THE PROBLEM - Retype the whole listing below, character for character.

GIVEN INFORMATION -
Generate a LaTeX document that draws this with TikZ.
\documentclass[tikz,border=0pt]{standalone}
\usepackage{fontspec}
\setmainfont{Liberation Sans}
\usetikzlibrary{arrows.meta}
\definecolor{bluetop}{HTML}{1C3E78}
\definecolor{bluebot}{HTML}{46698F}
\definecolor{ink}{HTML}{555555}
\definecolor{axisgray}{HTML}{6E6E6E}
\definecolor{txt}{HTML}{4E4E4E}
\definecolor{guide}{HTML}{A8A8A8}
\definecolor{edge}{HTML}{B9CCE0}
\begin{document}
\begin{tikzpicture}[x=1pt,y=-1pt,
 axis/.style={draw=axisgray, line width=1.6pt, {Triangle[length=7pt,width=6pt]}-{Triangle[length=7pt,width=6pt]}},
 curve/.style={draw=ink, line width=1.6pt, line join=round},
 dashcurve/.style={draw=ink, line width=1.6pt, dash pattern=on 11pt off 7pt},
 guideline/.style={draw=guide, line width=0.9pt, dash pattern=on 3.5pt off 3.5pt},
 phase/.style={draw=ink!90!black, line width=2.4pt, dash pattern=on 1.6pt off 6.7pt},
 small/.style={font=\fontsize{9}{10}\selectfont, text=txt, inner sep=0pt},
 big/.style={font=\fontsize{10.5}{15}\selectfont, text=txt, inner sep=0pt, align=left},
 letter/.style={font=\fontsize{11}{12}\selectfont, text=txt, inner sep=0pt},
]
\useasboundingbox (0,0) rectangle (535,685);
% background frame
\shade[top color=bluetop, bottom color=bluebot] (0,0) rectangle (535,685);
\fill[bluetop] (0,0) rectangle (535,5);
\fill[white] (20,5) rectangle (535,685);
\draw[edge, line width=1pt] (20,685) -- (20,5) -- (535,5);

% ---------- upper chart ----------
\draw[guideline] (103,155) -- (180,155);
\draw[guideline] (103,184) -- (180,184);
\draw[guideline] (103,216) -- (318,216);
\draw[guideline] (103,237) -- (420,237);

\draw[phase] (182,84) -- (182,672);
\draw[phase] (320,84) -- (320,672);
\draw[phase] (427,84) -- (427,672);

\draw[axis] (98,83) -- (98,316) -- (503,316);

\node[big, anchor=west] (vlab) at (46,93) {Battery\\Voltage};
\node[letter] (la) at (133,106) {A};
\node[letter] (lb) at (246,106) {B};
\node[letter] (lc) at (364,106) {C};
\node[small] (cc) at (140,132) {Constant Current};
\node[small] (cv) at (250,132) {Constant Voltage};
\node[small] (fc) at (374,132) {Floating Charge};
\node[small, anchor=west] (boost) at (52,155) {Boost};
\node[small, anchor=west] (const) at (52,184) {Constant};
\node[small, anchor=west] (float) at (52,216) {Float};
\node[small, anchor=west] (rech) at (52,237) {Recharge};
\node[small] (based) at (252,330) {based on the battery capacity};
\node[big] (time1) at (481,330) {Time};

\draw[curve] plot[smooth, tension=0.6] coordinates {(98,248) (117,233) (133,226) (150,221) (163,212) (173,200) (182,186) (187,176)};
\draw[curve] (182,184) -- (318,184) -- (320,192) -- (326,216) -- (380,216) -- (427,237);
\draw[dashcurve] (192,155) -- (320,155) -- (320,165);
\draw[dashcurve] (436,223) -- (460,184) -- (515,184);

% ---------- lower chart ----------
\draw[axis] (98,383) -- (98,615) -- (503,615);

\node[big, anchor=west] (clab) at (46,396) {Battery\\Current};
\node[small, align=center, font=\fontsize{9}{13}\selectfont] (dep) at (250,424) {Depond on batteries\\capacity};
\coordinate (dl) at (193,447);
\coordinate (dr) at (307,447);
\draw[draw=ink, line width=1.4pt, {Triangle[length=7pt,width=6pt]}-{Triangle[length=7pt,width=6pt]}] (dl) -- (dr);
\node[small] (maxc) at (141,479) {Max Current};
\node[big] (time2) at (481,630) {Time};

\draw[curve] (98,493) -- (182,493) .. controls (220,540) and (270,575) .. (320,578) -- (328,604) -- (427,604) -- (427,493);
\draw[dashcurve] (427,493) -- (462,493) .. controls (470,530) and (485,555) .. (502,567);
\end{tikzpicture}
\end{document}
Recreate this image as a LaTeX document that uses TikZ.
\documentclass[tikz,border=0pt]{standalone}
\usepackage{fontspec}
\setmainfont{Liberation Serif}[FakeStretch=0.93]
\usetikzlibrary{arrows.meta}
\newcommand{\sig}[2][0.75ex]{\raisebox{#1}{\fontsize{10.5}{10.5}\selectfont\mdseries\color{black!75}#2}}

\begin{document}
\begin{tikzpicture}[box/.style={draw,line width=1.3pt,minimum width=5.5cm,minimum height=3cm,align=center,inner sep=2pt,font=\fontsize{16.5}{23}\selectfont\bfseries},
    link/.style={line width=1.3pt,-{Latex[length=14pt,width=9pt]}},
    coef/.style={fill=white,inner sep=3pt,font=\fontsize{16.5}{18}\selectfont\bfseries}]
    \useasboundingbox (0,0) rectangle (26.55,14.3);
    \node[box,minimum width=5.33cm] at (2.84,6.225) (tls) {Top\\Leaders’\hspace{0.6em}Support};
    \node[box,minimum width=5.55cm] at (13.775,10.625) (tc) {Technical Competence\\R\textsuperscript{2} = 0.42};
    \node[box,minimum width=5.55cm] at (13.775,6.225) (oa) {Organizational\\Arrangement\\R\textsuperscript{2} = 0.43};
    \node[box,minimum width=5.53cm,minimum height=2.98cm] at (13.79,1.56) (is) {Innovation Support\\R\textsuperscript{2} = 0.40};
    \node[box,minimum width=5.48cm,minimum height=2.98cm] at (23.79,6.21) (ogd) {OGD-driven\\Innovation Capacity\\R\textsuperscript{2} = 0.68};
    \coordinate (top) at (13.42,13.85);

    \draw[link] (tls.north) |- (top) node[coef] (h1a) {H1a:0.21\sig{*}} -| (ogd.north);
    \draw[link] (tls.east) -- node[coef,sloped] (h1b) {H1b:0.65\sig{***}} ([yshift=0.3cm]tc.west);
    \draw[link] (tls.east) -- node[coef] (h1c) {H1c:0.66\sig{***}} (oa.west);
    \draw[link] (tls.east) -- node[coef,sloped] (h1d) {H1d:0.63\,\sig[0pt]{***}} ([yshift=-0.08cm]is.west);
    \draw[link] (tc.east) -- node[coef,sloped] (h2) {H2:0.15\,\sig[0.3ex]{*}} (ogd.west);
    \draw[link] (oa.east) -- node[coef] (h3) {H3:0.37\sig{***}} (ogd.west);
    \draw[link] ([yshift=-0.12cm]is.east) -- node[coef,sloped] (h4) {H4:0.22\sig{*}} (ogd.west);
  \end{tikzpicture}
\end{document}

WRITTEN SOLUTION -
Generate a LaTeX document that draws this with TikZ.
\documentclass[tikz,border=0pt]{standalone}
\usepackage{fontspec}
\setmainfont{Liberation Sans}
\usetikzlibrary{arrows.meta}
\definecolor{bluetop}{HTML}{1C3E78}
\definecolor{bluebot}{HTML}{46698F}
\definecolor{ink}{HTML}{555555}
\definecolor{axisgray}{HTML}{6E6E6E}
\definecolor{txt}{HTML}{4E4E4E}
\definecolor{guide}{HTML}{A8A8A8}
\definecolor{edge}{HTML}{B9CCE0}
\begin{document}
\begin{tikzpicture}[x=1pt,y=-1pt,
 axis/.style={draw=axisgray, line width=1.6pt, {Triangle[length=7pt,width=6pt]}-{Triangle[length=7pt,width=6pt]}},
 curve/.style={draw=ink, line width=1.6pt, line join=round},
 dashcurve/.style={draw=ink, line width=1.6pt, dash pattern=on 11pt off 7pt},
 guideline/.style={draw=guide, line width=0.9pt, dash pattern=on 3.5pt off 3.5pt},
 phase/.style={draw=ink!90!black, line width=2.4pt, dash pattern=on 1.6pt off 6.7pt},
 small/.style={font=\fontsize{9}{10}\selectfont, text=txt, inner sep=0pt},
 big/.style={font=\fontsize{10.5}{15}\selectfont, text=txt, inner sep=0pt, align=left},
 letter/.style={font=\fontsize{11}{12}\selectfont, text=txt, inner sep=0pt},
]
\useasboundingbox (0,0) rectangle (535,685);
% background frame
\shade[top color=bluetop, bottom color=bluebot] (0,0) rectangle (535,685);
\fill[bluetop] (0,0) rectangle (535,5);
\fill[white] (20,5) rectangle (535,685);
\draw[edge, line width=1pt] (20,685) -- (20,5) -- (535,5);

% ---------- upper chart ----------
\draw[guideline] (103,155) -- (180,155);
\draw[guideline] (103,184) -- (180,184);
\draw[guideline] (103,216) -- (318,216);
\draw[guideline] (103,237) -- (420,237);

\draw[phase] (182,84) -- (182,672);
\draw[phase] (320,84) -- (320,672);
\draw[phase] (427,84) -- (427,672);

\draw[axis] (98,83) -- (98,316) -- (503,316);

\node[big, anchor=west] (vlab) at (46,93) {Battery\\Voltage};
\node[letter] (la) at (133,106) {A};
\node[letter] (lb) at (246,106) {B};
\node[letter] (lc) at (364,106) {C};
\node[small] (cc) at (140,132) {Constant Current};
\node[small] (cv) at (250,132) {Constant Voltage};
\node[small] (fc) at (374,132) {Floating Charge};
\node[small, anchor=west] (boost) at (52,155) {Boost};
\node[small, anchor=west] (const) at (52,184) {Constant};
\node[small, anchor=west] (float) at (52,216) {Float};
\node[small, anchor=west] (rech) at (52,237) {Recharge};
\node[small] (based) at (252,330) {based on the battery capacity};
\node[big] (time1) at (481,330) {Time};

\draw[curve] plot[smooth, tension=0.6] coordinates {(98,248) (117,233) (133,226) (150,221) (163,212) (173,200) (182,186) (187,176)};
\draw[curve] (182,184) -- (318,184) -- (320,192) -- (326,216) -- (380,216) -- (427,237);
\draw[dashcurve] (192,155) -- (320,155) -- (320,165);
\draw[dashcurve] (436,223) -- (460,184) -- (515,184);

% ---------- lower chart ----------
\draw[axis] (98,383) -- (98,615) -- (503,615);

\node[big, anchor=west] (clab) at (46,396) {Battery\\Current};
\node[small, align=center, font=\fontsize{9}{13}\selectfont] (dep) at (250,424) {Depond on batteries\\capacity};
\coordinate (dl) at (193,447);
\coordinate (dr) at (307,447);
\draw[draw=ink, line width=1.4pt, {Triangle[length=7pt,width=6pt]}-{Triangle[length=7pt,width=6pt]}] (dl) -- (dr);
\node[small] (maxc) at (141,479) {Max Current};
\node[big] (time2) at (481,630) {Time};

\draw[curve] (98,493) -- (182,493) .. controls (220,540) and (270,575) .. (320,578) -- (328,604) -- (427,604) -- (427,493);
\draw[dashcurve] (427,493) -- (462,493) .. controls (470,530) and (485,555) .. (502,567);
\end{tikzpicture}
\end{document}
Recreate this image as a LaTeX document that uses TikZ.
\documentclass[tikz,border=0pt]{standalone}
\usepackage{fontspec}
\setmainfont{Liberation Serif}[FakeStretch=0.93]
\usetikzlibrary{arrows.meta}
\newcommand{\sig}[2][0.75ex]{\raisebox{#1}{\fontsize{10.5}{10.5}\selectfont\mdseries\color{black!75}#2}}

\begin{document}
\begin{tikzpicture}[box/.style={draw,line width=1.3pt,minimum width=5.5cm,minimum height=3cm,align=center,inner sep=2pt,font=\fontsize{16.5}{23}\selectfont\bfseries},
    link/.style={line width=1.3pt,-{Latex[length=14pt,width=9pt]}},
    coef/.style={fill=white,inner sep=3pt,font=\fontsize{16.5}{18}\selectfont\bfseries}]
    \useasboundingbox (0,0) rectangle (26.55,14.3);
    \node[box,minimum width=5.33cm] at (2.84,6.225) (tls) {Top\\Leaders’\hspace{0.6em}Support};
    \node[box,minimum width=5.55cm] at (13.775,10.625) (tc) {Technical Competence\\R\textsuperscript{2} = 0.42};
    \node[box,minimum width=5.55cm] at (13.775,6.225) (oa) {Organizational\\Arrangement\\R\textsuperscript{2} = 0.43};
    \node[box,minimum width=5.53cm,minimum height=2.98cm] at (13.79,1.56) (is) {Innovation Support\\R\textsuperscript{2} = 0.40};
    \node[box,minimum width=5.48cm,minimum height=2.98cm] at (23.79,6.21) (ogd) {OGD-driven\\Innovation Capacity\\R\textsuperscript{2} = 0.68};
    \coordinate (top) at (13.42,13.85);

    \draw[link] (tls.north) |- (top) node[coef] (h1a) {H1a:0.21\sig{*}} -| (ogd.north);
    \draw[link] (tls.east) -- node[coef,sloped] (h1b) {H1b:0.65\sig{***}} ([yshift=0.3cm]tc.west);
    \draw[link] (tls.east) -- node[coef] (h1c) {H1c:0.66\sig{***}} (oa.west);
    \draw[link] (tls.east) -- node[coef,sloped] (h1d) {H1d:0.63\,\sig[0pt]{***}} ([yshift=-0.08cm]is.west);
    \draw[link] (tc.east) -- node[coef,sloped] (h2) {H2:0.15\,\sig[0.3ex]{*}} (ogd.west);
    \draw[link] (oa.east) -- node[coef] (h3) {H3:0.37\sig{***}} (ogd.west);
    \draw[link] ([yshift=-0.12cm]is.east) -- node[coef,sloped] (h4) {H4:0.22\sig{*}} (ogd.west);
  \end{tikzpicture}
\end{document}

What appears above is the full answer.